Fugindo do assunto levantado pelo jornalista, Bolsonaro reclamou da "perseguição" que diz sofrer por parte do jornal. "Acabou a mamata", gritou. Novamente, a torcida bolsonarista reagiu com urros de satisfação.

Talvez o grupo de populares que estava no cercadinho esta manhã não saiba, mas a única mamata à vista no momento está aninhada justamente na cúpula do governo de Jair Bolsonaro. Como revelou a Folha, a empresa de Wajngarten, secretário de Comunicação da Presidência, recebe um bom dinheiro das empresas que ele próprio indica como destinatárias da verba pública.

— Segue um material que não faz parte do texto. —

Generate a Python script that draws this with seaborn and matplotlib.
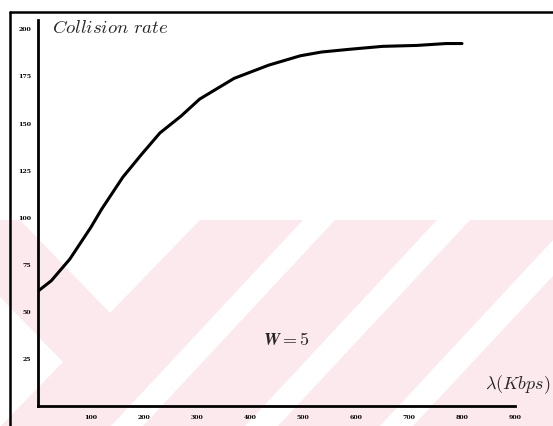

Na verdade, os personagens que frequentam o cercadinho do Planalto parecem não saber de muitas coisas — e também não estão interessados em saber. Quem se aglomera naquele espaço vai até lá para mostrar admiração incondicional pelo jeitão bronco do presidente. A claque riu quando ele fez comentários machistas sobre a primeira-dama da França, quando falou a um desempregado que o rapaz não conseguia trabalho por causa do "bafo" e vai ao delírio toda vez que o presidente ofende um jornalista, como aconteceu hoje.

Os que pensam diferente daquele fã-clube ficam fora do cercadinho. No portal de acesso, seguranças têm orientação de impedir a entrada de faixas ou outros itens com frases de oposição, e ficam bem atentos para garantir que o grupo seja formado por 100% de apoiadores.

Daquele lado do cercadinho já partiram aplausos para os elogios de Bolsonaro à Ditadura Militar, para as ofensas grosseiras a adversários políticos e para comentários homofóbicos. Na cabeça dos que frequentam o espaço, assim como na do próprio presidente, a imprensa deveria apenas rasgar elogios ao atual ocupante do palácio, atacar aqueles que ele tiver como adversários e se abster de dar opinião. Querem um comportamento bem diferente do que os jornalistas tiveram durante os governos de Lula, Dilma e Temer, quando certamente a claque vibrava com o que lia no noticiário.

Talvez a torcida organizada do Alvorada não saiba que fora do cercado há muitos que pensam diferente. São brasileiros que esperam da imprensa que cumpra o papel de fiscalizar os governantes e apontar seus erros, quer eles gostem ou não.

É em respeito a esses milhões de brasileiros que jornalistas vão para aquele lugar inóspito fazer perguntas a Bolsonaro, sob risco de receber como resposta impropérios de todo tipo. Os aplausos e urros eufóricos da turma do cercadinho não os farão desistir.

Amanhã mesmo, um outro repórter estará naquele mesmo cantinho para repetir a pergunta: "E o Fábio Wajngarten, presidente?".